Lecturer Rebekka Kill's love of DJ-ing and popular music led her to build links between academe and Britain's vibrant creative industries

十月 9, 2008

I used to live a double life: I had two careers that I deliberately kept separate. I was worried that if I came clean it would be a disaster both personally and professionally.

During the day, I was a lecturer working across a range of art and design disciplines. By night, I was DJ-ing regularly in venues around Leeds, working with bands and performers, promoting club nights and dabbling in fanzine writing. A few close colleagues knew about my dual existence but most people didn't - and I wanted to keep it that way.

About four years ago I started working at Leeds Metropolitan University in the fine art department and something changed. I became frustrated with the duality of my life: after a decade I was tired of burning the candle at both ends and I decided it was time to confess.

I have been collecting vinyl records since I was 12 years old. By my early twenties, people were asking me to bring records to parties and I would play them. I have DJ-ed in most bars and clubs in Leeds, including a residency in a very large club on a Saturday night. I've written for and project-managed several independent publications and I've co-promoted a night that showcased bands from all over the north alongside contemporary performance art.

The main reason I kept all this quiet was to do with institutional perceptions of academic integrity. How could I be taken seriously in the university while I was also disco dancing with the kids nearly every weekend?

Once I had made the decision to "come out", I needed a way to do it. I knew that some colleagues would feel challenged by what I was doing, so I needed a strategy.

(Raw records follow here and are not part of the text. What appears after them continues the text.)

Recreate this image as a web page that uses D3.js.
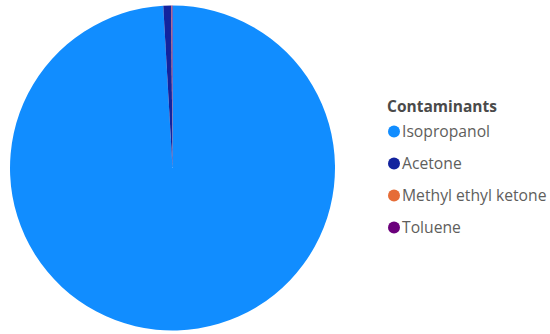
<!DOCTYPE html>
<html><head><meta charset="utf-8">
<script src="https://cdn.jsdelivr.net/npm/d3@7"></script>
<style>html,body{margin:0;padding:0;background:#fff;}svg{display:block;}</style>
</head><body>
<svg id="chart" width="550" height="334"></svg>
<script>
const categories = ["Isopropanol", "Acetone", "Methyl ethyl ketone", "Toluene"];
const values = [2400, 19, 1, 2];
const colors = ["#118DFF", "#12239E", "#E66C37", "#6B007B"];
const legendTitle = "Contaminants";

const svg = d3.select("#chart");
const cx = 172.5, cy = 168, r = 162.5;
const data = categories.map((c, i) => ({ name: c, value: values[i] }));
const color = d3.scaleOrdinal().domain(categories).range(colors);
const pie = d3.pie().value(d => d.value).sort(null);
const arc = d3.arc().innerRadius(0).outerRadius(r);

svg.append("g").attr("transform", `translate(${cx},${cy})`)
  .selectAll("path").data(pie(data)).join("path")
  .attr("d", arc).attr("fill", d => color(d.data.name));

const lg = svg.append("g").attr("transform", "translate(387,0)");
lg.append("text").attr("x", 0).attr("y", 111.5)
  .attr("font-family", "'Segoe UI', 'Open Sans', sans-serif")
  .attr("font-size", 15.5).attr("font-weight", "bold").attr("fill", "#4a4a4a")
  .text(legendTitle);
const rowY = d3.scalePoint().domain(categories).range([131, 227]);
const items = lg.selectAll("g.item").data(categories).join("g")
  .attr("transform", d => `translate(0,${rowY(d)})`);
items.append("circle").attr("cx", 7).attr("cy", 0.5).attr("r", 6).attr("fill", d => color(d));
items.append("text").attr("x", 15).attr("y", 6)
  .attr("font-family", "'Segoe UI', 'Open Sans', sans-serif")
  .attr("font-size", 15.7).attr("fill", "#605E5C").text(d => d);
</script>
</body></html>
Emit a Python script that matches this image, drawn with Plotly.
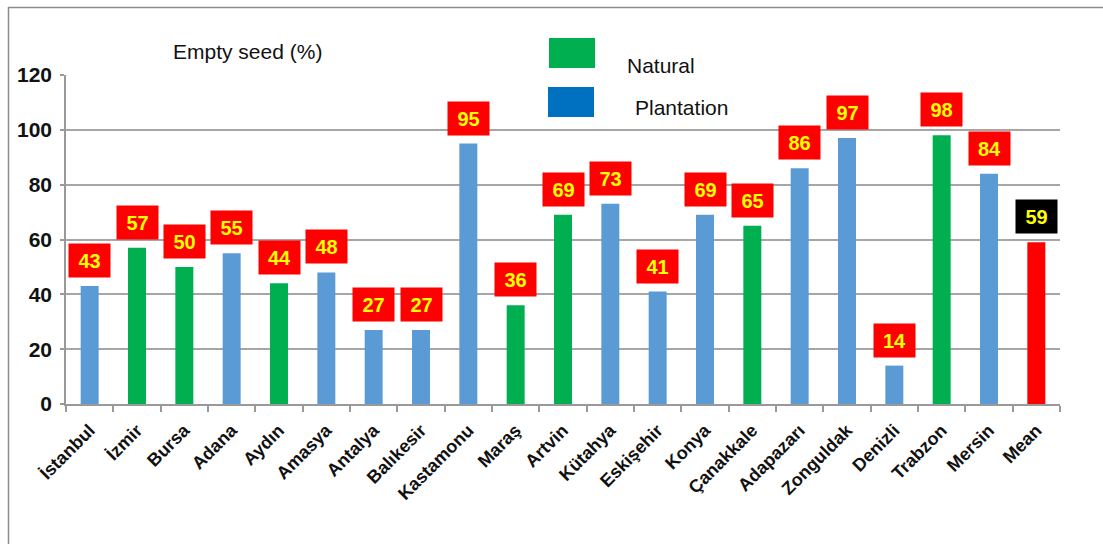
import plotly.graph_objects as go

cities = ["İstanbul", "İzmir", "Bursa", "Adana", "Aydın", "Amasya", "Antalya", "Balıkesir",
          "Kastamonu", "Maraş", "Artvin", "Kütahya", "Eskişehir", "Konya", "Çanakkale",
          "Adapazarı", "Zonguldak", "Denizli", "Trabzon", "Mersin", "Mean"]
values = [43, 57, 50, 55, 44, 48, 27, 27, 95, 36, 69, 73, 41, 69, 65, 86, 97, 14, 98, 84, 59]
stand = ["Plantation", "Natural", "Natural", "Plantation", "Natural", "Plantation", "Plantation",
         "Plantation", "Plantation", "Natural", "Natural", "Plantation", "Plantation", "Plantation",
         "Natural", "Plantation", "Plantation", "Plantation", "Natural", "Plantation", "Mean"]
y_ticks = [0, 20, 40, 60, 80, 100, 120]

bar_colors = {"Plantation": "#5B9BD5", "Natural": "#00B050", "Mean": "#FF0000"}
legend_colors = {"Natural": "#00B050", "Plantation": "#0070C0"}
FONT = "Liberation Sans, Arial, sans-serif"

# layout pixel geometry
W, H = 1103, 544
L, R, T, B = 66, 1060, 75, 404
PW, PH = R - L, B - T

def px(x):
    return (x - L) / PW

def py(y):
    return (B - y) / PH

fig = go.Figure()
fig.add_trace(go.Bar(
    x=cities, y=values,
    marker=dict(color=[bar_colors[s] for s in stand], line=dict(width=0)),
    width=0.38, showlegend=False, hoverinfo="x+y",
))

annotations = []
for c, v, s in zip(cities, values, stand):
    annotations.append(dict(
        x=c, y=v, xref="x", yref="y", yanchor="bottom", yshift=8,
        text=str(v), showarrow=False,
        bgcolor="#000000" if s == "Mean" else "#FF0000",
        width=41, height=33, borderpad=0,
        font=dict(family=FONT, size=20, color="#FFFF00", weight="bold"),
    ))

# title text
annotations.append(dict(x=px(247), y=py(51), xref="paper", yref="paper", text="Empty seed (%)",
                        showarrow=False, xanchor="center", yanchor="middle",
                        font=dict(family=FONT, size=21, color="#111111")))
# legend texts
annotations.append(dict(x=px(625), y=py(65), xref="paper", yref="paper", text="Natural",
                        showarrow=False, xanchor="left", yanchor="middle",
                        font=dict(family=FONT, size=21, color="#111111")))
annotations.append(dict(x=px(633), y=py(107), xref="paper", yref="paper", text="Plantation",
                        showarrow=False, xanchor="left", yanchor="middle",
                        font=dict(family=FONT, size=21, color="#111111")))

shapes = [
    dict(type="rect", xref="paper", yref="paper", x0=px(549), x1=px(595), y0=py(68), y1=py(38),
         fillcolor=legend_colors["Natural"], line=dict(width=0)),
    dict(type="rect", xref="paper", yref="paper", x0=px(548), x1=px(594), y0=py(117), y1=py(87),
         fillcolor=legend_colors["Plantation"], line=dict(width=0)),
    # outer frame (top and left)
    dict(type="line", xref="paper", yref="paper", x0=px(8), x1=px(W), y0=py(7.5), y1=py(7.5),
         line=dict(color="#8C8C8C", width=1.5)),
    dict(type="line", xref="paper", yref="paper", x0=px(8.5), x1=px(8.5), y0=py(7), y1=py(H),
         line=dict(color="#8C8C8C", width=1.5)),
]

fig.update_layout(
    width=W, height=H,
    margin=dict(l=L, r=W - R, t=T, b=H - B, autoexpand=False),
    paper_bgcolor="white", plot_bgcolor="white",
    bargap=0.62,
    annotations=annotations, shapes=shapes,
    showlegend=False,
    xaxis=dict(
        type="category", showline=True, linecolor="#999999", linewidth=1.5,
        ticks="outside", ticklen=6, tickcolor="#999999", tickwidth=1.5,
        tickson="boundaries", tickangle=-45, showgrid=False,
        tickfont=dict(family=FONT, size=18, color="#111111", weight="bold"),
        ticklabelstandoff=7,
    ),
    yaxis=dict(
        range=[0, 120], tickvals=y_ticks, showline=True, linecolor="#999999", linewidth=1.5,
        ticks="outside", ticklen=4, tickcolor="#999999", tickwidth=1.5,
        showgrid=True, gridcolor="#A6A6A6", gridwidth=1.5, zeroline=False,
        tickfont=dict(family=FONT, size=21, color="#111111", weight="bold"),
        ticklabelstandoff=4,
    ),
)

fig.write_html("out.html")
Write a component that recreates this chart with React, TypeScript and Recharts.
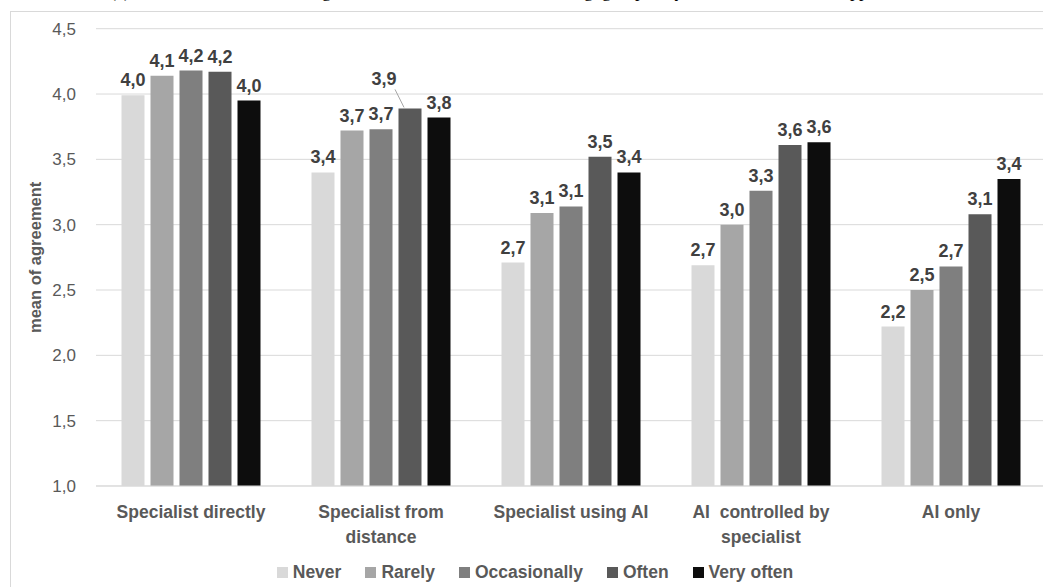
import React from "react";
import { BarChart, Bar, XAxis, YAxis, CartesianGrid, LabelList } from "recharts";

const categories = [
  "Specialist directly",
  "Specialist from\ndistance",
  "Specialist using AI",
  "AI  controlled by\nspecialist",
  "AI only",
];
const seriesNames = ["Never", "Rarely", "Occasionally", "Often", "Very often"];
const seriesKeys = ["never", "rarely", "occasionally", "often", "veryOften"];
const seriesColors = ["#d9d9d9", "#a6a6a6", "#7f7f7f", "#595959", "#0d0d0d"];

const never = [3.99, 3.4, 2.71, 2.69, 2.22];
const rarely = [4.14, 3.72, 3.09, 3.0, 2.5];
const occasionally = [4.18, 3.73, 3.14, 3.26, 2.68];
const often = [4.17, 3.89, 3.52, 3.61, 3.08];
const veryOften = [3.95, 3.82, 3.4, 3.63, 3.35];

const yTicks = [1, 1.5, 2, 2.5, 3, 3.5, 4, 4.5];
const yLabel = "mean of agreement";

const data = categories.map((c, i) => ({
  name: c,
  never: never[i],
  rarely: rarely[i],
  occasionally: occasionally[i],
  often: often[i],
  veryOften: veryOften[i],
}));

const fmt = (v: number) => (Math.round(v * 10) / 10).toFixed(1).replace(".", ",");
const FONT = "'Liberation Sans', Arial, sans-serif";

const makeLabel = (key: string) => (props: any) => {
  const { x, y, width, value, index } = props;
  const cx = x + width / 2;
  if (key === "often" && index === 1) {
    return (
      <g>
        <line x1={cx - 15} y1={y - 19} x2={cx - 6} y2={y - 1} stroke="#a6a6a6" strokeWidth={1} />
        <text x={cx - 26} y={y - 23} textAnchor="middle" fontFamily={FONT} fontWeight="bold" fontSize={18} fill="#404040">
          {fmt(value)}
        </text>
      </g>
    );
  }
  return (
    <text x={cx} y={y - 9} textAnchor="middle" fontFamily={FONT} fontWeight="bold" fontSize={18} fill="#404040">
      {fmt(value)}
    </text>
  );
};

const CategoryTick = (props: any) => {
  const { x, y, payload } = props;
  const lines = String(payload.value).split("\n");
  return (
    <text x={x} y={y + 32} textAnchor="middle" fontFamily={FONT} fontWeight="bold" fontSize={17.5} fill="#595959" style={{ whiteSpace: "pre" }}>
      {lines.map((l, i) => (
        <tspan key={i} x={x} dy={i === 0 ? 0 : 25}>
          {l}
        </tspan>
      ))}
    </text>
  );
};

export default function App() {
  return (
    <div style={{ position: "fixed", left: 0, top: 0, width: 1043, height: 587, overflow: "hidden", background: "#fff" }}>
      <svg width={1043} height={12} style={{ position: "absolute", left: 0, top: 0 }}>
        <text y={-3} fontFamily="'Liberation Serif', serif" fontSize={18} fill="#000">
          <tspan x={110}>(c) Mean scores of the</tspan>
          <tspan x={300}>diagnostic</tspan>
          <tspan x={545}>setting, grouped by</tspan>
          <tspan x={842}>apps</tspan>
        </text>
      </svg>
      <div style={{ position: "absolute", left: 10, top: 11, width: 1100, height: 620, border: "1px solid #d9d9d9", boxSizing: "border-box" }} />
      <div style={{ position: "absolute", left: 0, top: 0 }}>
        <BarChart
          width={1100}
          height={587}
          data={data}
          margin={{ top: 28.7, right: 54, bottom: 41, left: 36 }}
          barGap={6}
          barCategoryGap={25.5}
        >
          <CartesianGrid vertical={false} stroke="#d9d9d9" />
          <XAxis
            dataKey="name"
            height={60}
            axisLine={{ stroke: "#d9d9d9" }}
            tickLine={false}
            tickSize={0}
            tickMargin={0}
            interval={0}
            tick={<CategoryTick />}
          />
          <YAxis
            type="number"
            domain={[1, 4.5]}
            ticks={yTicks}
            width={60}
            axisLine={false}
            tickLine={false}
            tickSize={0}
            tickMargin={20}
            tickFormatter={(v: number) => v.toFixed(1).replace(".", ",")}
            tick={{ fontFamily: FONT, fontSize: 17, fill: "#595959" }}
            label={{
              value: yLabel,
              angle: -90,
              position: "insideLeft",
              dx: -6,
              style: { fontFamily: FONT, fontWeight: "bold", fontSize: 16.5, fill: "#595959", textAnchor: "middle" },
            }}
          />
          {seriesKeys.map((k, i) => (
            <Bar key={k} dataKey={k} name={seriesNames[i]} fill={seriesColors[i]} isAnimationActive={false}>
              <LabelList dataKey={k} content={makeLabel(k)} />
            </Bar>
          ))}
        </BarChart>
      </div>
      <div
        style={{
          position: "absolute",
          left: 0,
          width: 1070,
          top: 559,
          display: "flex",
          justifyContent: "center",
          gap: 24,
          fontFamily: FONT,
          fontWeight: "bold",
          fontSize: 17.5,
          color: "#595959",
          lineHeight: "26px",
        }}
      >
        {seriesNames.map((n, i) => (
          <div key={n} style={{ display: "flex", alignItems: "center" }}>
            <span style={{ display: "inline-block", width: 11, height: 11, background: seriesColors[i], marginRight: 5 }} />
            <span>{n}</span>
          </div>
        ))}
      </div>
    </div>
  );
}
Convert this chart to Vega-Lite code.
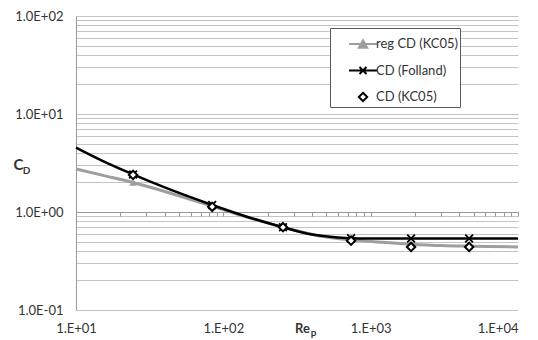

Firstly, working with performing arts staff, we developed a new interdisciplinary art and performance undergraduate degree that also included materials on DJ-ing and events management, popular music and club cultures.

Bringing these activities into a curricular context was the key. Then a secondment opportunity came up at work. We have a scheme called "Using Your Talents to the Full", and it sounded ideal.

I wanted to merge my two professional lives. I was also interested in creative enterprise, in the relationship between curriculum and the extracurricular, and in engagement, both student and community.

The aim of my secondment was to build partnerships with the local cultural community, and in parallel I started to write and publish material on art, events and performance practices in clubs and at music festivals.

My first, most successful, and currently most well-developed cultural partnership is with Festival Republic, the promoters who run the Reading, Leeds and Latitude music festivals and help run the Glastonbury festival.

This summer we took 150 students to work at both Leeds and Latitude. Working across ten different projects, some students had internships of up to five weeks, some took on skilled roles such as stage and film crews, while others worked in semi-skilled or experiential roles such as our Helpful Arena Teams. There were Leeds Met students everywhere! Some students were assessed through work-based learning frameworks while for others the experience added to their portfolio or CV. Some came as volunteers simply because they wanted to be a part of it.

The future of universities lies in partnership; it is not just about donations and brand identification. Cultural partnerships are something that we can all engage in, especially during the 2012 Cultural Olympiad.

We need to acknowledge that British culture is one of our biggest strengths as a worldwide educational destination. Academics are good at being portfolio thinkers: juggling lots of different projects, teaching and management responsibilities. We all have a cultural interest, whether it's music, theatre, dance or family history.

Post secondment, I now have a very unusual contract: half academic, half projects and partnerships. I have two other major and several other minor partnerships in the pipeline, I'm writing a new MA in creative enterprise that draws on my professional experience and I have recently been given Arts and Humanities Research Council funding to set up a research network called Festival Performance as a State of Encounter.

My type of contract is likely to become more common because universities are changing; our boundaries are blurring. We all need to look to the future, to think strategically about student and community engagement, and to work across curricular and disciplinary boundaries. This strategy not only adds value to the student experience, but also lifts us out of the daily grind, feeds our passions and develops us as individuals.